Niełatwe poszukiwania
Jak podały lokalne władze, w powodziach i osuwiskach wywołanych przez Fengal zginęło co najmniej 20 osób - 17 na Sri Lance i trzy w południowo-wschodnich Indiach.
Do największych gwałtownych powodzi doszło w indyjskim stanie Tamilnadu, zwłaszcza w rejonie miasta Puducherry i w okolicach nad Zatoką Bengalską. W mieście tym odnotowano największe 24-godzinne opady deszczu od 30 lat - podał w niedzielę Indyjski Departament Meteorologiczny.

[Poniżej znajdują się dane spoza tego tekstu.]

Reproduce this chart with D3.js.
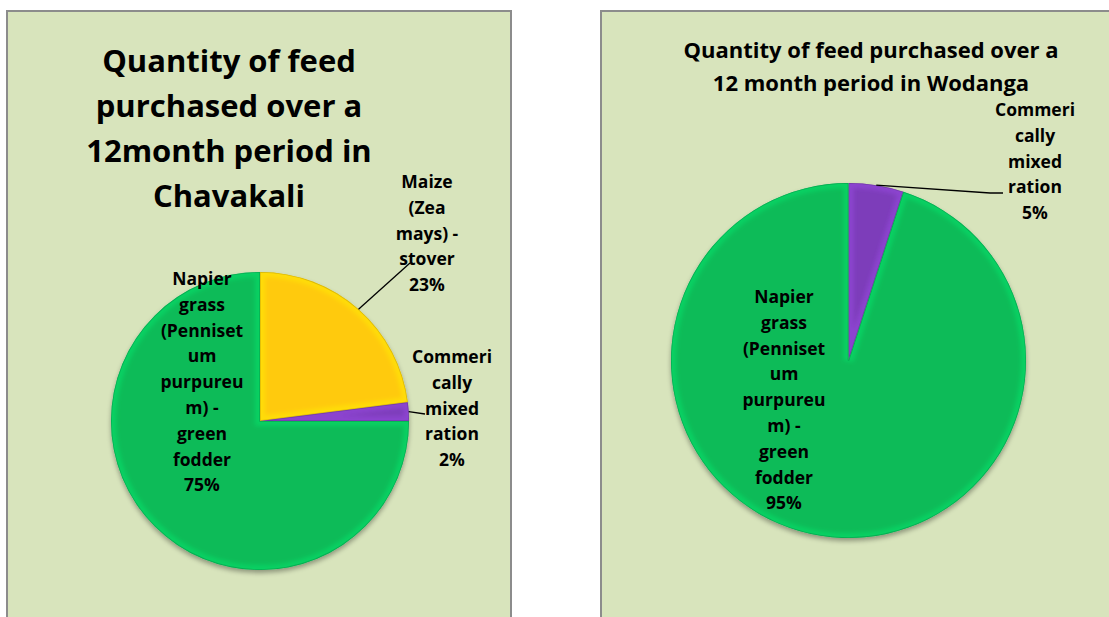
<!DOCTYPE html>
<html>
<head>
<meta charset="utf-8">
<script src="https://cdn.jsdelivr.net/npm/d3@7"></script>
<style>
  html, body { margin: 0; padding: 0; background: #ffffff; }
  svg { display: block; }
  text { font-family: "Open Sans", Lato, sans-serif; font-weight: bold; fill: #000; }
</style>
</head>
<body>
<div id="chart"></div>
<script>
var width = 1109,
    height = 617;

// ---- data ----
var chavakaliCategories = ["Maize (Zea mays) - stover", "Commerically mixed ration", "Napier grass (Pennisetum purpureum) - green fodder"];
var chavakaliValues = [23, 2, 75];
var chavakaliTitle = ["Quantity of feed", "purchased over a", "12month period in", "Chavakali"];
var chavakaliLabels = [
  ["Maize", "(Zea", "mays) -", "stover", "23%"],
  ["Commeri", "cally", "mixed", "ration", "2%"],
  ["Napier", "grass", "(Penniset", "um", "purpureu", "m) -", "green", "fodder", "75%"]
];

var wodangaCategories = ["Commerically mixed ration", "Napier grass (Pennisetum purpureum) - green fodder"];
var wodangaValues = [5, 95];
var wodangaTitle = ["Quantity of feed purchased over a", "12 month period in Wodanga"];
var wodangaLabels = [
  ["Commeri", "cally", "mixed", "ration", "5%"],
  ["Napier", "grass", "(Penniset", "um", "purpureu", "m) -", "green", "fodder", "95%"]
];

var colorOf = {
  "Maize (Zea mays) - stover": "#ffca08",
  "Commerically mixed ration": "#7d3dba",
  "Napier grass (Pennisetum purpureum) - green fodder": "#07bb58"
};

var svg = d3.select("#chart").append("svg")
  .attr("width", width)
  .attr("height", height);

var defs = svg.append("defs");
var shadow = defs.append("filter").attr("id", "shadow")
  .attr("x", "-10%").attr("y", "-10%").attr("width", "120%").attr("height", "125%");
shadow.append("feGaussianBlur").attr("in", "SourceAlpha").attr("stdDeviation", 2.5);
shadow.append("feOffset").attr("dx", 0).attr("dy", 3).attr("result", "b");
shadow.append("feComponentTransfer").append("feFuncA").attr("type", "linear").attr("slope", 0.35);
var merge = shadow.append("feMerge");
merge.append("feMergeNode");
merge.append("feMergeNode").attr("in", "SourceGraphic");

// soft blur for the bevel highlight
defs.append("filter").attr("id", "soft")
  .append("feGaussianBlur").attr("stdDeviation", 2);

function drawPanel(opt) {
  var g = svg.append("g");

  g.append("rect")
    .attr("x", opt.x).attr("y", opt.y)
    .attr("width", opt.w).attr("height", opt.h)
    .style("fill", "#d8e4bc")
    .style("stroke", "#8c8c8c")
    .style("stroke-width", 2);

  // title
  g.append("text")
    .attr("text-anchor", "middle")
    .style("font-size", opt.titleSize + "px")
    .selectAll("tspan")
    .data(opt.title)
    .enter()
    .append("tspan")
    .attr("x", opt.titleX)
    .attr("y", function(d, i) { return opt.titleY + i * opt.titleLead; })
    .text(function(d) { return d; });

  var pie = d3.pie().sort(null).value(function(d) { return d.value; });
  var arc = d3.arc().innerRadius(0).outerRadius(opt.r);

  var data = opt.categories.map(function(c, i) {
    return { cat: c, value: opt.values[i], lines: opt.labels[i] };
  });
  var arcs = pie(data);

  var pg = g.append("g")
    .attr("transform", "translate(" + opt.cx + "," + opt.cy + ")");

  pg.append("g").attr("filter", "url(#shadow)")
    .selectAll("path.slice")
    .data(arcs)
    .enter()
    .append("path")
    .attr("class", "slice")
    .attr("d", arc)
    .style("fill", function(d) { return colorOf[d.data.cat]; })
    .style("stroke", "none");

  // bevel: soft light inner band + thin darker rim, clipped to each slice
  arcs.forEach(function(d, i) {
    var id = opt.id + "-clip-" + i;
    defs.append("clipPath").attr("id", id)
      .append("path")
      .attr("d", arc(d));
    var c = colorOf[d.data.cat];
    var bg = pg.append("g").attr("clip-path", "url(#" + id + ")");
    bg.append("path")
      .attr("d", arc(d))
      .attr("filter", "url(#soft)")
      .style("fill", "none")
      .style("stroke", d3.color(c).brighter(0.8))
      .style("stroke-opacity", 0.35)
      .style("stroke-width", 10);
    bg.append("path")
      .attr("d", arc(d))
      .style("fill", "none")
      .style("stroke", d3.color(c).darker(1.2))
      .style("stroke-opacity", 0.4)
      .style("stroke-width", 1.5);
  });

  // labels
  arcs.forEach(function(d, i) {
    var lp = opt.labelPos[i];
    g.append("text")
      .attr("text-anchor", "middle")
      .style("font-size", opt.labelSize + "px")
      .selectAll("tspan")
      .data(d.data.lines)
      .enter()
      .append("tspan")
      .attr("x", lp.x)
      .attr("y", function(t, j) { return lp.y + j * opt.labelLead; })
      .text(function(t) { return t; });

    if (lp.leader) {
      var mid = (d.startAngle + d.endAngle) / 2;
      var p0 = [opt.cx + opt.r * Math.sin(mid), opt.cy - opt.r * Math.cos(mid)];
      g.append("path")
        .datum([p0].concat(lp.leader))
        .attr("d", d3.line())
        .style("fill", "none")
        .style("stroke", "#000")
        .style("stroke-width", 1.3);
    }
  });
}

drawPanel({
  id: "chav",
  x: 7, y: 11, w: 504, h: 630,
  title: chavakaliTitle, titleX: 229, titleY: 72, titleLead: 45, titleSize: 31,
  categories: chavakaliCategories, values: chavakaliValues, labels: chavakaliLabels,
  cx: 260, cy: 421, r: 149,
  labelSize: 17.5, labelLead: 25.8,
  labelPos: [
    { x: 427, y: 188, leader: [[410, 263]] },
    { x: 452, y: 363, leader: [[425, 414]] },
    { x: 202, y: 285 }
  ]
});

drawPanel({
  id: "woda",
  x: 601, y: 11, w: 520, h: 630,
  title: wodangaTitle, titleX: 871, titleY: 58, titleLead: 33, titleSize: 22,
  categories: wodangaCategories, values: wodangaValues, labels: wodangaLabels,
  cx: 848.5, cy: 360.5, r: 177.5,
  labelSize: 17.5, labelLead: 25.8,
  labelPos: [
    { x: 1035, y: 116, leader: [[990, 193], [1003, 193]] },
    { x: 784, y: 303 }
  ]
});
</script>
</body>
</html>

W Tamilnadu od niedzieli prowadzona była trudna akcja ratunkowa - siedmioosobowa rodzina, w tym piątka dzieci, została uwięziona przez lawinę błotną, która porwała ich dom. Warunki atmosferyczne uniemożliwiły prowadzenie akcji ratunkowej w weekend, a wciąż padający deszcz osłabiał zbocze i powodował schodzenie kolejnych kamieni. W poniedziałek lokalne media potwierdziły, że cztery spośród uwięzionych osób zginęły, a do trzech wciąż próbowano się dostać.
W znacznym stopniu skutki cyklonu odczuło też położone na północy miasto Ćennaj. W sobotę loty z tamtejszego lotniska były zawieszone, odwołano także część połączeń kolejowych.